Managing life requires surrender
Perhaps you agree with most of what I’ve said. Your faith is strong and you go to the Bible for answers and direction. You go to God in prayer. And yet, you wonder why you still struggle with the “joy factor” some Christians seem to bubble over. You wonder why you can’t seem to get a handle on it. We’re often told that more knowledge, more commitment, more giving, more prayer – will diminish or even eliminate our sense of struggle and pain. But, perhaps we are trying to rush too quickly through our times in the valley of life. Perhaps, God has allowed these seasons for a purpose.

It seems to reason that the deeper the valleys, the higher the mountaintops would appear. How can we completely understand hope unless we have known despair? How can we fully appreciate joy unless we’ve known sorrow? How can we comprehend our complete need for God if we are able to meet all of our needs on our own? In order to “manage today” we must surrender to His wisdom and sovereignty with a heart of trust. Not with a “put on” positive attitude, but with a transformed soul.

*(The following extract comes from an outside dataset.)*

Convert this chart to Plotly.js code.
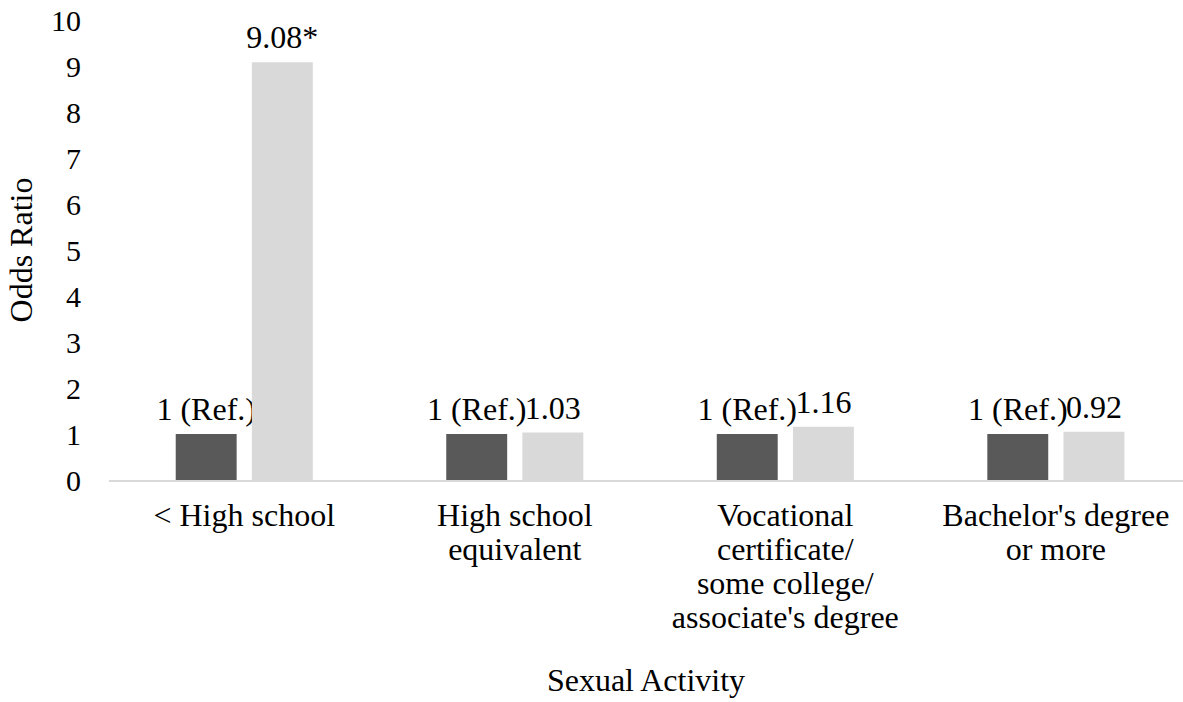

In his book, Inside Out, Dr. Larry Crabb says: "When the fact is faced that life can be profoundly disappointing, the only way to make it is to learn to love. And only those who are no longer consumed with finding satisfaction now are able to love. Only when we commit our yearnings for perfect joy to a Father we have learned to deeply trust are we free to live for others despite the reality of a perpetual ache…Our Lord came to bring life. We can possess much of His life now, but we must look forward to enjoying perfect life later."

In the meantime, we can allow Him to change us into people who can live in this imperfect world with true wisdom, a godly perspective, realistic expectations, God-first relationships and a heart of surrender. We are in the world but not of the world. Life may be “manageable at best” today. But the future is perfectly managed and waiting for YOU if you are trusting in Him alone for your future.